Rule labels and other metadata

Every rule and query can be preceded by a metadata annotation of the form

@{metaannotation} rule/query/constraint
The annotation has the form:

metaannotation ::= '@{' id | frames | id ',' frames '}'
frames ::= frame (',' frame)*)?

Id is a constant, which represents the rule/query/constraint label. It should be unique within the rule set. The frames in the conjunction are intended to represent metadata associated with the rule/query/constraint to which the annotation is attached.

There is a predefined meta data object options[...] to control the execution and output behaviour of a query. It can contain following options (specified as Boolean methods):

sort(asc(?X),desc(?Y),...)

Sort the output of the query in the ascending order of bindings for ?X, descending order of bindings for ?Y, etc. The asc(...) specification is implied and can be left out. For instance, sort(?X,desc(?Y),...) is the same as sort(asc(?X),desc(?Y),...).

outorder(?Y,?X)

The output to the query should be a set of tuples (?Y,?X), i.e., the bindings for ?Y go first.

maxanswers(NUMBER)

Specifies that only (at most) the first NUMBER of answers needs to be computed.

maxtime(NUMBER)

Stop the computation after this NUMBER of seconds.

 Examples:

 @{rule12}

 bar :- foo.

 

 @{rule15,rule15[author->Bob, date-> "1979-09-13T17:31:41-02:30"^^_dateTime]}

 foo :- bar.

 

 @{options[outorder(?Y)]}        

 ?- ?X[?Y->?Z].

 

 @{query13,

   query13[author->Martin],

   options[sort(asc(?X),desc(?Y)),outorder(?X,?Y),maxnumber(1)]}

 ?- ?X[name->?Y].

   

Methods with arguments, HiLog syntax

The original F-logic used the @-syntax to separate the method name from the method arguments (e.g., o[m@(a,b)->v]). The purpose of this separation was to allow variables over the method names. In this forum it was decided to abandon the @-syntax and use the HiLog syntax instead.

Structural inheritance

We will use *=> for inheritable types and => for the non-inheritable ones with the following inference rules:

C2::C1, C1[M *=> T] |= C2[M *=> T]
O::C, C[M *=> T] |= O[M => T]

For data-molecules, both -> and *-> are allowed. In the basic case, they will have the same semantics, except that => will specify the type for -> and *=> the type for *->.

 

Builtin predicates and functions.

These are described in detail in a separate document.

Aggregates

This forum adopted the syntax for aggregates proposed in FLORA-2:

?Var = count{?Var [GroupingVarList] | Query}
?Var = sum{?Var [GroupingVarList] | Query}
?Var = avg{?Var [GroupingVarList] | Query}
?Var = max{?Var [GroupingVarList] | Query}
?Var = min{?Var [GroupingVarList] | Query}
?Var = collectset{?Var [GroupingVarList] | Query}
?Var = collectbag{?Var [GroupingVarList] | Query}

Modules

Modules are described in a separate document.
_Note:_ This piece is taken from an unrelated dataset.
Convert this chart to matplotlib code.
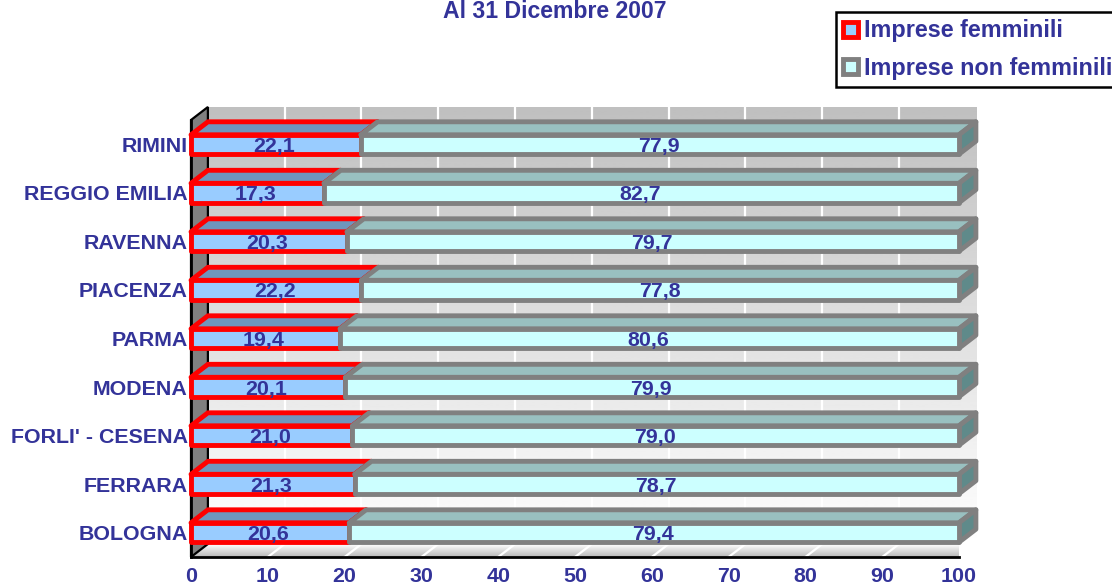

Name space prefixes and related issues.

To simplify the job of writing IRIs, RDF has proposed a syntax of the form prefix:localPart, which was adopted from the syntax of QNames (qualified names) in XML. Unfortunately, the meaning of such a construct in RDF is different from its meaning in XML and the issue is further confused by the fact that RDF also calls their construct a QNname. In RDF, prefix is a macro that expands to a IRI and prefix:localPart denotes a IRI that is constructed by concatenating the macro-expansion of prefix with localPart. In XML, prefix:localPart does not denote a IRI. Instead, it is a pair of the form (macro-expansion of prefix, localPart). To avoid this confusion, we will call the RDF construct an sQName (serialized QName) and use the syntax prefix#localPart.

Prefixes can be declared as follows:

:- prefix prefix-name = "IRI".

The syntax for full IRIs is described in the Data Types document.

We will also support default IRI prefixes with the statements of the form

:- default prefix "IRI".

The default prefix affects IRI specified as localName (without the prefix name).

Anonymous resources

Will adopt the FLORA-2 semantics and syntax for anonymous oids. This has also been adopted by WSML and SWSL. According to this proposal, _# means a completely new identifier (each occurrence) and numbered versions _#1, _#2, ... mean completely new identifiers except that within the same clause different occurrences of the same anonymous oid (e.g., _#2) denote the same identifier.

Data types

Data types will be represented as terms, not strings. A complete list of base data types is found in a separate document.